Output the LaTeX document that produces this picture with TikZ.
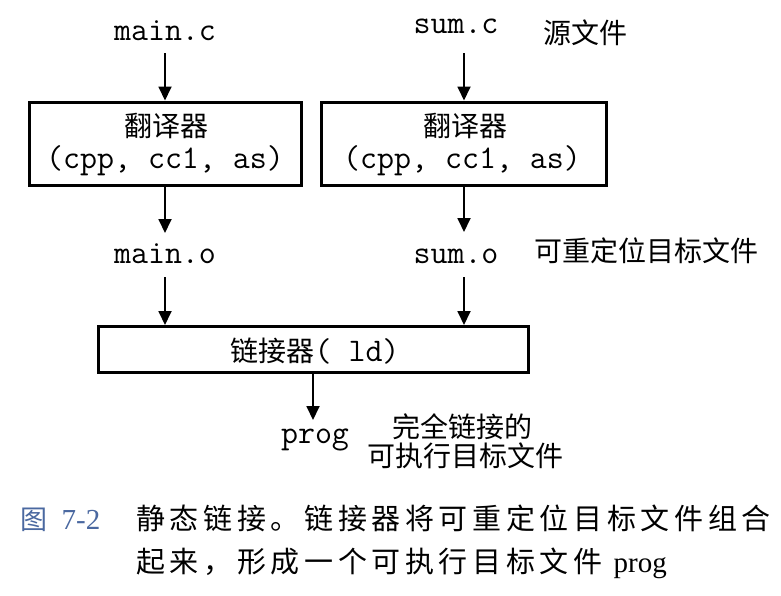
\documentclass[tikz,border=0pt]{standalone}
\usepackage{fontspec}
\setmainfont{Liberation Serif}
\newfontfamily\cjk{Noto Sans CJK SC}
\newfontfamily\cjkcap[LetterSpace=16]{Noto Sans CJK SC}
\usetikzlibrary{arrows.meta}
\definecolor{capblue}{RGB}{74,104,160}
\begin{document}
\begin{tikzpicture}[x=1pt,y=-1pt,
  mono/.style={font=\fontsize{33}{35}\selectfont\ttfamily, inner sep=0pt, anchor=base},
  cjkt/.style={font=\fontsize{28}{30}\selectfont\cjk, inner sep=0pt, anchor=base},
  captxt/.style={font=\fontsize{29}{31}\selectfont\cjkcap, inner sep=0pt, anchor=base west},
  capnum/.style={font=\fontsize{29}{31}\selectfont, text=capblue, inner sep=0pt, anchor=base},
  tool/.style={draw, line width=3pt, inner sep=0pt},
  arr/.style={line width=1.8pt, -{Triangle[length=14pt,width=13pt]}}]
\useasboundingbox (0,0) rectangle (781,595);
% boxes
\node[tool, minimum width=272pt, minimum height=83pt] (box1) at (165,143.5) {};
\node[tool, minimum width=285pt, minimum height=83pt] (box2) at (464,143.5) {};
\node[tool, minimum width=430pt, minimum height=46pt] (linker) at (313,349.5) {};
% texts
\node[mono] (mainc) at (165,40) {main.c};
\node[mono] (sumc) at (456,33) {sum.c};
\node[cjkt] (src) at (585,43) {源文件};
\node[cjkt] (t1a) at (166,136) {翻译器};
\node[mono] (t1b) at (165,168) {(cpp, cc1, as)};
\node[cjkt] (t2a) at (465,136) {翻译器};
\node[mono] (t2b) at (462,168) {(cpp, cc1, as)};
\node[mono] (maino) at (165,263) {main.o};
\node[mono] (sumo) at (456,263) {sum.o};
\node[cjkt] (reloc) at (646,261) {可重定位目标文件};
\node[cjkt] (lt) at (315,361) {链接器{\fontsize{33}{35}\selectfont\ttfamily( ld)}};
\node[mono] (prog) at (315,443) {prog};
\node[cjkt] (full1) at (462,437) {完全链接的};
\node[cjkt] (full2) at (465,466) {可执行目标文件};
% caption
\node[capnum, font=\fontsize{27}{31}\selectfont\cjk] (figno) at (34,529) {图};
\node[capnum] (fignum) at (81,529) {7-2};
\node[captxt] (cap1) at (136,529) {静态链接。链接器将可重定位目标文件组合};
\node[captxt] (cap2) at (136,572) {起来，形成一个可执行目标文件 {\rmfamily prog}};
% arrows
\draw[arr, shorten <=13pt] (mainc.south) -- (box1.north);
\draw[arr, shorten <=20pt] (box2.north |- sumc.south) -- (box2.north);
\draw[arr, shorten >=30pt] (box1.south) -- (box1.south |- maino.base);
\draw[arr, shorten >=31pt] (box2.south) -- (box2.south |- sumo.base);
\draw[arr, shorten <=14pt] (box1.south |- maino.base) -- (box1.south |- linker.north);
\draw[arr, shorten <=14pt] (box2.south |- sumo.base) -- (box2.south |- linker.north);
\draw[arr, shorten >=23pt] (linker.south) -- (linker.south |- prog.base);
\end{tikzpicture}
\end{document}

PROBLEM DETAILS
Return the whole listing, word for word, and leave out every picture.

OUTPUT OF THE TASK
Output the LaTeX document that produces this picture with TikZ.
\documentclass[tikz,border=0pt]{standalone}
\usepackage{fontspec}
\setmainfont{Liberation Serif}
\newfontfamily\cjk{Noto Sans CJK SC}
\newfontfamily\cjkcap[LetterSpace=16]{Noto Sans CJK SC}
\usetikzlibrary{arrows.meta}
\definecolor{capblue}{RGB}{74,104,160}
\begin{document}
\begin{tikzpicture}[x=1pt,y=-1pt,
  mono/.style={font=\fontsize{33}{35}\selectfont\ttfamily, inner sep=0pt, anchor=base},
  cjkt/.style={font=\fontsize{28}{30}\selectfont\cjk, inner sep=0pt, anchor=base},
  captxt/.style={font=\fontsize{29}{31}\selectfont\cjkcap, inner sep=0pt, anchor=base west},
  capnum/.style={font=\fontsize{29}{31}\selectfont, text=capblue, inner sep=0pt, anchor=base},
  tool/.style={draw, line width=3pt, inner sep=0pt},
  arr/.style={line width=1.8pt, -{Triangle[length=14pt,width=13pt]}}]
\useasboundingbox (0,0) rectangle (781,595);
% boxes
\node[tool, minimum width=272pt, minimum height=83pt] (box1) at (165,143.5) {};
\node[tool, minimum width=285pt, minimum height=83pt] (box2) at (464,143.5) {};
\node[tool, minimum width=430pt, minimum height=46pt] (linker) at (313,349.5) {};
% texts
\node[mono] (mainc) at (165,40) {main.c};
\node[mono] (sumc) at (456,33) {sum.c};
\node[cjkt] (src) at (585,43) {源文件};
\node[cjkt] (t1a) at (166,136) {翻译器};
\node[mono] (t1b) at (165,168) {(cpp, cc1, as)};
\node[cjkt] (t2a) at (465,136) {翻译器};
\node[mono] (t2b) at (462,168) {(cpp, cc1, as)};
\node[mono] (maino) at (165,263) {main.o};
\node[mono] (sumo) at (456,263) {sum.o};
\node[cjkt] (reloc) at (646,261) {可重定位目标文件};
\node[cjkt] (lt) at (315,361) {链接器{\fontsize{33}{35}\selectfont\ttfamily( ld)}};
\node[mono] (prog) at (315,443) {prog};
\node[cjkt] (full1) at (462,437) {完全链接的};
\node[cjkt] (full2) at (465,466) {可执行目标文件};
% caption
\node[capnum, font=\fontsize{27}{31}\selectfont\cjk] (figno) at (34,529) {图};
\node[capnum] (fignum) at (81,529) {7-2};
\node[captxt] (cap1) at (136,529) {静态链接。链接器将可重定位目标文件组合};
\node[captxt] (cap2) at (136,572) {起来，形成一个可执行目标文件 {\rmfamily prog}};
% arrows
\draw[arr, shorten <=13pt] (mainc.south) -- (box1.north);
\draw[arr, shorten <=20pt] (box2.north |- sumc.south) -- (box2.north);
\draw[arr, shorten >=30pt] (box1.south) -- (box1.south |- maino.base);
\draw[arr, shorten >=31pt] (box2.south) -- (box2.south |- sumo.base);
\draw[arr, shorten <=14pt] (box1.south |- maino.base) -- (box1.south |- linker.north);
\draw[arr, shorten <=14pt] (box2.south |- sumo.base) -- (box2.south |- linker.north);
\draw[arr, shorten >=23pt] (linker.south) -- (linker.south |- prog.base);
\end{tikzpicture}
\end{document}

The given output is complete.